Raw data:
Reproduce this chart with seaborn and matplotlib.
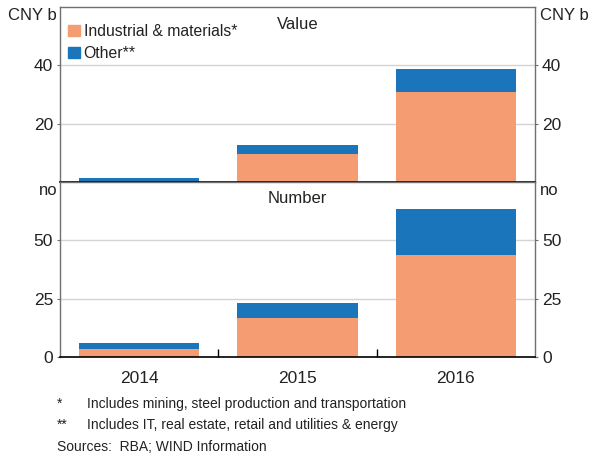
import matplotlib
matplotlib.use("Agg")
import pandas as pd
import matplotlib.pyplot as plt
import seaborn as sns


years = ["2014", "2015", "2016"]

# CNY b
value_industrial = [0.0, 9.7, 30.8]
value_other = [1.5, 2.9, 7.8]

# number of deals
number_industrial = [3.4, 16.8, 43.8]
number_other = [2.6, 6.5, 19.6]

ORANGE = "#F69C73"
BLUE = "#1B75BB"
GRID = "#d3d3d3"
FRAME = "#707070"
TEXT = "#222222"

sns.set_style("white")
plt.rcParams["font.family"] = ["Liberation Sans", "DejaVu Sans"]
plt.rcParams["text.color"] = TEXT
plt.rcParams["xtick.labelcolor"] = TEXT
plt.rcParams["ytick.labelcolor"] = TEXT


def stacked_panel(ax, industrial, other, ymax, ticks, unit, title, title_y):
    df = pd.DataFrame({
        "year": years,
        "industrial": industrial,
        "total": [a + b for a, b in zip(industrial, other)],
    })

    sns.barplot(data=df, x="year", y="total", color=BLUE, saturation=1,
                width=0.76, linewidth=0, ax=ax)
    sns.barplot(data=df, x="year", y="industrial", color=ORANGE, saturation=1,
                width=0.76, linewidth=0, ax=ax)

    ax.set_xlim(-0.5, 2.5)
    ax.set_ylim(0, ymax)
    ax.set_yticks(ticks)
    ax.set_xlabel("")
    ax.set_ylabel("")

    ax.yaxis.grid(True, color=GRID, linewidth=1)
    ax.set_axisbelow(True)

    ax.tick_params(axis="y", which="major", left=True, right=True,
                   labelleft=True, labelright=True, direction="out",
                   length=2, width=0.8, color=FRAME, pad=3, labelsize=12.5)

    for side in ["left", "right", "top"]:
        ax.spines[side].set_color(FRAME)
        ax.spines[side].set_linewidth(1)
    ax.spines["bottom"].set_color("black")
    ax.spines["bottom"].set_linewidth(1.2)

    ax.text(-0.006, 0.954, unit, transform=ax.transAxes, ha="right",
            va="center", fontsize=12)
    ax.text(1.01, 0.954, unit, transform=ax.transAxes, ha="left",
            va="center", fontsize=12)
    ax.text(0.5, title_y, title, transform=ax.transAxes, ha="center",
            va="center", fontsize=12)


fig = plt.figure(figsize=(5.9, 4.55), dpi=100)
ax_top = fig.add_axes([0.1017, 0.6, 0.805, 0.3846])
ax_bot = fig.add_axes([0.1017, 0.2154, 0.805, 0.3846])

stacked_panel(ax_top, value_industrial, value_other, 60, [20, 40],
              "CNY b", "Value", 0.9)
stacked_panel(ax_bot, number_industrial, number_other, 75, [0, 25, 50],
              "no", "Number", 0.908)

ax_top.tick_params(axis="x", bottom=False, labelbottom=False)

ax_bot.set_xticks([0, 1, 2])
ax_bot.set_xticklabels(years)
ax_bot.set_xticks([0.5, 1.5], minor=True)
ax_bot.tick_params(axis="x", which="major", length=0, pad=10, labelsize=12.5)
ax_bot.tick_params(axis="x", which="minor", bottom=True, direction="in",
                   length=6, width=1, color="black")

handles = [
    plt.Rectangle((0, 0), 1, 1, color=ORANGE),
    plt.Rectangle((0, 0), 1, 1, color=BLUE),
]
ax_top.legend(handles, ["Industrial & materials*", "Other**"],
              loc="upper left", bbox_to_anchor=(0.0, 0.948), frameon=False,
              fontsize=11.3, handlelength=0.75, handleheight=0.75,
              handletextpad=0.25, labelspacing=0.45, borderaxespad=0.3,
              borderpad=0.2)

fig.text(57 / 590, 1 - 404 / 455, "*", fontsize=10, va="center")
fig.text(87 / 590, 1 - 404 / 455,
         "Includes mining, steel production and transportation",
         fontsize=10, va="center")
fig.text(57 / 590, 1 - 425 / 455, "**", fontsize=10, va="center")
fig.text(87 / 590, 1 - 425 / 455,
         "Includes IT, real estate, retail and utilities & energy",
         fontsize=10, va="center")
fig.text(57 / 590, 1 - 447 / 455, "Sources:  RBA; WIND Information",
         fontsize=10, va="center")

fig.savefig("out.png", dpi=100)
plt.close(fig)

The exercise:
Restate the whole of the material word for word without the pictures.

The response:
Reproduce this chart with seaborn and matplotlib.
import matplotlib
matplotlib.use("Agg")
import pandas as pd
import matplotlib.pyplot as plt
import seaborn as sns


years = ["2014", "2015", "2016"]

# CNY b
value_industrial = [0.0, 9.7, 30.8]
value_other = [1.5, 2.9, 7.8]

# number of deals
number_industrial = [3.4, 16.8, 43.8]
number_other = [2.6, 6.5, 19.6]

ORANGE = "#F69C73"
BLUE = "#1B75BB"
GRID = "#d3d3d3"
FRAME = "#707070"
TEXT = "#222222"

sns.set_style("white")
plt.rcParams["font.family"] = ["Liberation Sans", "DejaVu Sans"]
plt.rcParams["text.color"] = TEXT
plt.rcParams["xtick.labelcolor"] = TEXT
plt.rcParams["ytick.labelcolor"] = TEXT


def stacked_panel(ax, industrial, other, ymax, ticks, unit, title, title_y):
    df = pd.DataFrame({
        "year": years,
        "industrial": industrial,
        "total": [a + b for a, b in zip(industrial, other)],
    })

    sns.barplot(data=df, x="year", y="total", color=BLUE, saturation=1,
                width=0.76, linewidth=0, ax=ax)
    sns.barplot(data=df, x="year", y="industrial", color=ORANGE, saturation=1,
                width=0.76, linewidth=0, ax=ax)

    ax.set_xlim(-0.5, 2.5)
    ax.set_ylim(0, ymax)
    ax.set_yticks(ticks)
    ax.set_xlabel("")
    ax.set_ylabel("")

    ax.yaxis.grid(True, color=GRID, linewidth=1)
    ax.set_axisbelow(True)

    ax.tick_params(axis="y", which="major", left=True, right=True,
                   labelleft=True, labelright=True, direction="out",
                   length=2, width=0.8, color=FRAME, pad=3, labelsize=12.5)

    for side in ["left", "right", "top"]:
        ax.spines[side].set_color(FRAME)
        ax.spines[side].set_linewidth(1)
    ax.spines["bottom"].set_color("black")
    ax.spines["bottom"].set_linewidth(1.2)

    ax.text(-0.006, 0.954, unit, transform=ax.transAxes, ha="right",
            va="center", fontsize=12)
    ax.text(1.01, 0.954, unit, transform=ax.transAxes, ha="left",
            va="center", fontsize=12)
    ax.text(0.5, title_y, title, transform=ax.transAxes, ha="center",
            va="center", fontsize=12)


fig = plt.figure(figsize=(5.9, 4.55), dpi=100)
ax_top = fig.add_axes([0.1017, 0.6, 0.805, 0.3846])
ax_bot = fig.add_axes([0.1017, 0.2154, 0.805, 0.3846])

stacked_panel(ax_top, value_industrial, value_other, 60, [20, 40],
              "CNY b", "Value", 0.9)
stacked_panel(ax_bot, number_industrial, number_other, 75, [0, 25, 50],
              "no", "Number", 0.908)

ax_top.tick_params(axis="x", bottom=False, labelbottom=False)

ax_bot.set_xticks([0, 1, 2])
ax_bot.set_xticklabels(years)
ax_bot.set_xticks([0.5, 1.5], minor=True)
ax_bot.tick_params(axis="x", which="major", length=0, pad=10, labelsize=12.5)
ax_bot.tick_params(axis="x", which="minor", bottom=True, direction="in",
                   length=6, width=1, color="black")

handles = [
    plt.Rectangle((0, 0), 1, 1, color=ORANGE),
    plt.Rectangle((0, 0), 1, 1, color=BLUE),
]
ax_top.legend(handles, ["Industrial & materials*", "Other**"],
              loc="upper left", bbox_to_anchor=(0.0, 0.948), frameon=False,
              fontsize=11.3, handlelength=0.75, handleheight=0.75,
              handletextpad=0.25, labelspacing=0.45, borderaxespad=0.3,
              borderpad=0.2)

fig.text(57 / 590, 1 - 404 / 455, "*", fontsize=10, va="center")
fig.text(87 / 590, 1 - 404 / 455,
         "Includes mining, steel production and transportation",
         fontsize=10, va="center")
fig.text(57 / 590, 1 - 425 / 455, "**", fontsize=10, va="center")
fig.text(87 / 590, 1 - 425 / 455,
         "Includes IT, real estate, retail and utilities & energy",
         fontsize=10, va="center")
fig.text(57 / 590, 1 - 447 / 455, "Sources:  RBA; WIND Information",
         fontsize=10, va="center")

fig.savefig("out.png", dpi=100)
plt.close(fig)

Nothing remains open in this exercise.